╔══

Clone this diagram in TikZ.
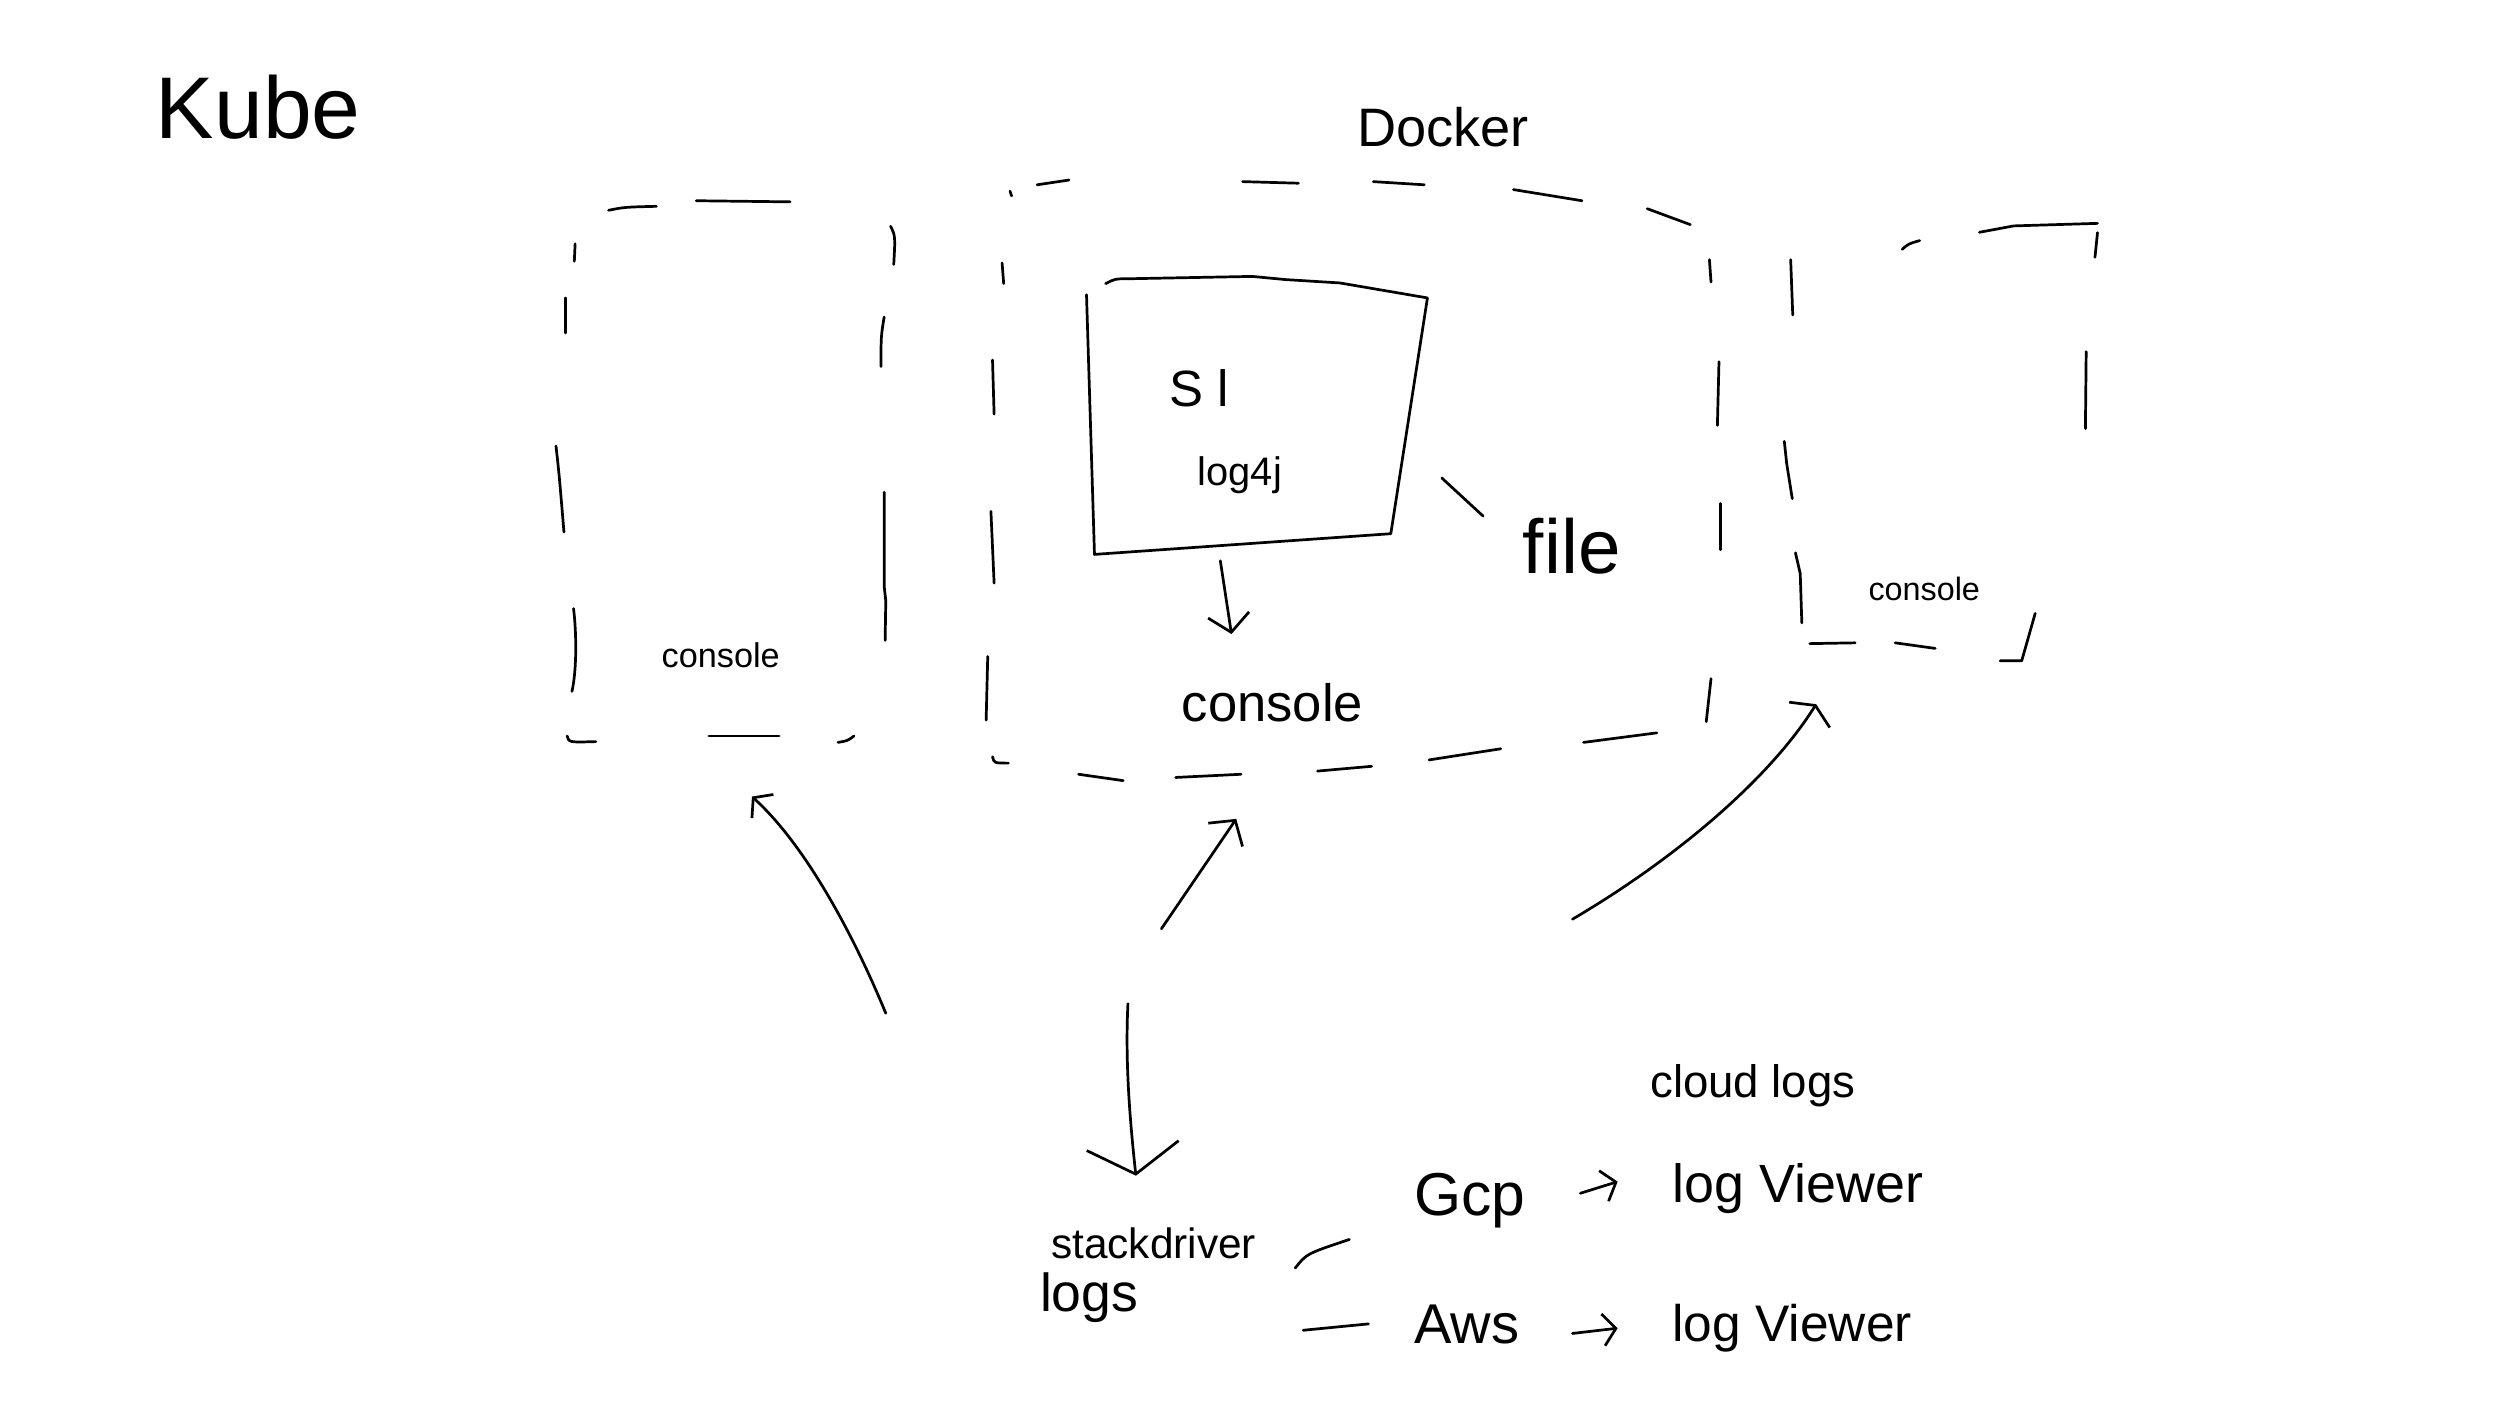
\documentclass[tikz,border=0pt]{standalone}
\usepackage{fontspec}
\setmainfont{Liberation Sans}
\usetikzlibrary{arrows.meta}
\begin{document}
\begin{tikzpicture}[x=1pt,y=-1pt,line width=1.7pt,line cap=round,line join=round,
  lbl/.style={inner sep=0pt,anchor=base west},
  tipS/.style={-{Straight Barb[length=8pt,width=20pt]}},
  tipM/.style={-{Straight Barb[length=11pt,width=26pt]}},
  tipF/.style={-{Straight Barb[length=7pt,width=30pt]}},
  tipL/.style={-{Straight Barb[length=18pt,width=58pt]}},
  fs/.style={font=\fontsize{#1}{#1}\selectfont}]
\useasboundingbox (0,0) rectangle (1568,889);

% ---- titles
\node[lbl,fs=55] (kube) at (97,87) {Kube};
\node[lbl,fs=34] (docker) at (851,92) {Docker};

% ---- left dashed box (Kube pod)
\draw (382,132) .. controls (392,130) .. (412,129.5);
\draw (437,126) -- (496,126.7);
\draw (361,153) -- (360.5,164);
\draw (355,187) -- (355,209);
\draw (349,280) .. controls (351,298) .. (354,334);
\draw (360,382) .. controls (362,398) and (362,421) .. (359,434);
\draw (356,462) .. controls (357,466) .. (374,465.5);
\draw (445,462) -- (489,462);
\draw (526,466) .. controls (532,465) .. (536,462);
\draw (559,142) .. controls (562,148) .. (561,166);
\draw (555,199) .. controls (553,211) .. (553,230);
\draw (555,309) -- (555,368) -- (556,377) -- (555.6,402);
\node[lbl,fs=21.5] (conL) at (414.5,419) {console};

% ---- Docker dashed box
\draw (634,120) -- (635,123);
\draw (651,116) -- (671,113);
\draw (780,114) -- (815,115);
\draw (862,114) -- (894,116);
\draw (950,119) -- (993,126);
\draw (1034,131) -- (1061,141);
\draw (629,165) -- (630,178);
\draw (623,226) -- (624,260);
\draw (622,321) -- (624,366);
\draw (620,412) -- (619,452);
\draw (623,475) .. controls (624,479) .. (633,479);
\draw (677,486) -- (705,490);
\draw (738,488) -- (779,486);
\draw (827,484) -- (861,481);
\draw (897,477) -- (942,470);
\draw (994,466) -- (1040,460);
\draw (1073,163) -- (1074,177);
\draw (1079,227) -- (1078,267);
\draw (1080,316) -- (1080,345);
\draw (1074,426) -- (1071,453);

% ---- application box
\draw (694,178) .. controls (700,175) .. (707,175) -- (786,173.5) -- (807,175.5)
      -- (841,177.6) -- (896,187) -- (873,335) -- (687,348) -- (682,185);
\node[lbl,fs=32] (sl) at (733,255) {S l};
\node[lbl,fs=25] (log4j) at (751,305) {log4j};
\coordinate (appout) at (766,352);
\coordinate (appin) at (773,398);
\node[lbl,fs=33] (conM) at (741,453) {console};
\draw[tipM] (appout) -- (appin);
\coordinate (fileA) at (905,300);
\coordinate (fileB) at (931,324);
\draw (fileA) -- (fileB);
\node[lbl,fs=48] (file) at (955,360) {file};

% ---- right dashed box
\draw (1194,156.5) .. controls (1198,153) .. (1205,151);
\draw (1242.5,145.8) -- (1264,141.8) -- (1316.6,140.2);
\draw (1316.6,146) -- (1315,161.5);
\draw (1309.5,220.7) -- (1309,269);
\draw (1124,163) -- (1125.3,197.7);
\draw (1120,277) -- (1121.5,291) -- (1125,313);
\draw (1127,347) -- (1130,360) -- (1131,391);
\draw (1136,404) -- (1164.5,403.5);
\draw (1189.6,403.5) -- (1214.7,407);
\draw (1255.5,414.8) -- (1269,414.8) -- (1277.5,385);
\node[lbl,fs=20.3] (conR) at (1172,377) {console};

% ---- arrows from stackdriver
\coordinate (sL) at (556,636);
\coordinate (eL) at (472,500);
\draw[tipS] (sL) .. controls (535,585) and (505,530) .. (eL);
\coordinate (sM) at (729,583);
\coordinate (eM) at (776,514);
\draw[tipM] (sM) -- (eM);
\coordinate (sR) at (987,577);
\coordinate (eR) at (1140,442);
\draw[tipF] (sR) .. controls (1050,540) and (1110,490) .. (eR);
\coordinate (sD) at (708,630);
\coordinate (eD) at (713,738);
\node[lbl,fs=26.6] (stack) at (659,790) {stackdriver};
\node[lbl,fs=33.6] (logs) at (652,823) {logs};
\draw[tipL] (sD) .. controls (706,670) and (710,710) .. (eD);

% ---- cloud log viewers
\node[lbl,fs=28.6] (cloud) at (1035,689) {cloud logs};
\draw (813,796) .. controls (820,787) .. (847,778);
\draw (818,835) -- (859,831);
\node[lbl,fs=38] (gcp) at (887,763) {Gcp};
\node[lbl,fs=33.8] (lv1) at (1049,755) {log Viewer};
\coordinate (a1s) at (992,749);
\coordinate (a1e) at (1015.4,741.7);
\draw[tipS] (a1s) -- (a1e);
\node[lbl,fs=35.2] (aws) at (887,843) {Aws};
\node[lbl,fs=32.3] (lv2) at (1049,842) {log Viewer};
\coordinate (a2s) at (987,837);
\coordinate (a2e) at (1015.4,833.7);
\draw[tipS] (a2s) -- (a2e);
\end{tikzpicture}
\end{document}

╚══

Goal →
Copy the whole of the material above exactly, but not its images.

Worked answer →
Clone this diagram in TikZ.
\documentclass[tikz,border=0pt]{standalone}
\usepackage{fontspec}
\setmainfont{Liberation Sans}
\usetikzlibrary{arrows.meta}
\begin{document}
\begin{tikzpicture}[x=1pt,y=-1pt,line width=1.7pt,line cap=round,line join=round,
  lbl/.style={inner sep=0pt,anchor=base west},
  tipS/.style={-{Straight Barb[length=8pt,width=20pt]}},
  tipM/.style={-{Straight Barb[length=11pt,width=26pt]}},
  tipF/.style={-{Straight Barb[length=7pt,width=30pt]}},
  tipL/.style={-{Straight Barb[length=18pt,width=58pt]}},
  fs/.style={font=\fontsize{#1}{#1}\selectfont}]
\useasboundingbox (0,0) rectangle (1568,889);

% ---- titles
\node[lbl,fs=55] (kube) at (97,87) {Kube};
\node[lbl,fs=34] (docker) at (851,92) {Docker};

% ---- left dashed box (Kube pod)
\draw (382,132) .. controls (392,130) .. (412,129.5);
\draw (437,126) -- (496,126.7);
\draw (361,153) -- (360.5,164);
\draw (355,187) -- (355,209);
\draw (349,280) .. controls (351,298) .. (354,334);
\draw (360,382) .. controls (362,398) and (362,421) .. (359,434);
\draw (356,462) .. controls (357,466) .. (374,465.5);
\draw (445,462) -- (489,462);
\draw (526,466) .. controls (532,465) .. (536,462);
\draw (559,142) .. controls (562,148) .. (561,166);
\draw (555,199) .. controls (553,211) .. (553,230);
\draw (555,309) -- (555,368) -- (556,377) -- (555.6,402);
\node[lbl,fs=21.5] (conL) at (414.5,419) {console};

% ---- Docker dashed box
\draw (634,120) -- (635,123);
\draw (651,116) -- (671,113);
\draw (780,114) -- (815,115);
\draw (862,114) -- (894,116);
\draw (950,119) -- (993,126);
\draw (1034,131) -- (1061,141);
\draw (629,165) -- (630,178);
\draw (623,226) -- (624,260);
\draw (622,321) -- (624,366);
\draw (620,412) -- (619,452);
\draw (623,475) .. controls (624,479) .. (633,479);
\draw (677,486) -- (705,490);
\draw (738,488) -- (779,486);
\draw (827,484) -- (861,481);
\draw (897,477) -- (942,470);
\draw (994,466) -- (1040,460);
\draw (1073,163) -- (1074,177);
\draw (1079,227) -- (1078,267);
\draw (1080,316) -- (1080,345);
\draw (1074,426) -- (1071,453);

% ---- application box
\draw (694,178) .. controls (700,175) .. (707,175) -- (786,173.5) -- (807,175.5)
      -- (841,177.6) -- (896,187) -- (873,335) -- (687,348) -- (682,185);
\node[lbl,fs=32] (sl) at (733,255) {S l};
\node[lbl,fs=25] (log4j) at (751,305) {log4j};
\coordinate (appout) at (766,352);
\coordinate (appin) at (773,398);
\node[lbl,fs=33] (conM) at (741,453) {console};
\draw[tipM] (appout) -- (appin);
\coordinate (fileA) at (905,300);
\coordinate (fileB) at (931,324);
\draw (fileA) -- (fileB);
\node[lbl,fs=48] (file) at (955,360) {file};

% ---- right dashed box
\draw (1194,156.5) .. controls (1198,153) .. (1205,151);
\draw (1242.5,145.8) -- (1264,141.8) -- (1316.6,140.2);
\draw (1316.6,146) -- (1315,161.5);
\draw (1309.5,220.7) -- (1309,269);
\draw (1124,163) -- (1125.3,197.7);
\draw (1120,277) -- (1121.5,291) -- (1125,313);
\draw (1127,347) -- (1130,360) -- (1131,391);
\draw (1136,404) -- (1164.5,403.5);
\draw (1189.6,403.5) -- (1214.7,407);
\draw (1255.5,414.8) -- (1269,414.8) -- (1277.5,385);
\node[lbl,fs=20.3] (conR) at (1172,377) {console};

% ---- arrows from stackdriver
\coordinate (sL) at (556,636);
\coordinate (eL) at (472,500);
\draw[tipS] (sL) .. controls (535,585) and (505,530) .. (eL);
\coordinate (sM) at (729,583);
\coordinate (eM) at (776,514);
\draw[tipM] (sM) -- (eM);
\coordinate (sR) at (987,577);
\coordinate (eR) at (1140,442);
\draw[tipF] (sR) .. controls (1050,540) and (1110,490) .. (eR);
\coordinate (sD) at (708,630);
\coordinate (eD) at (713,738);
\node[lbl,fs=26.6] (stack) at (659,790) {stackdriver};
\node[lbl,fs=33.6] (logs) at (652,823) {logs};
\draw[tipL] (sD) .. controls (706,670) and (710,710) .. (eD);

% ---- cloud log viewers
\node[lbl,fs=28.6] (cloud) at (1035,689) {cloud logs};
\draw (813,796) .. controls (820,787) .. (847,778);
\draw (818,835) -- (859,831);
\node[lbl,fs=38] (gcp) at (887,763) {Gcp};
\node[lbl,fs=33.8] (lv1) at (1049,755) {log Viewer};
\coordinate (a1s) at (992,749);
\coordinate (a1e) at (1015.4,741.7);
\draw[tipS] (a1s) -- (a1e);
\node[lbl,fs=35.2] (aws) at (887,843) {Aws};
\node[lbl,fs=32.3] (lv2) at (1049,842) {log Viewer};
\coordinate (a2s) at (987,837);
\coordinate (a2e) at (1015.4,833.7);
\draw[tipS] (a2s) -- (a2e);
\end{tikzpicture}
\end{document}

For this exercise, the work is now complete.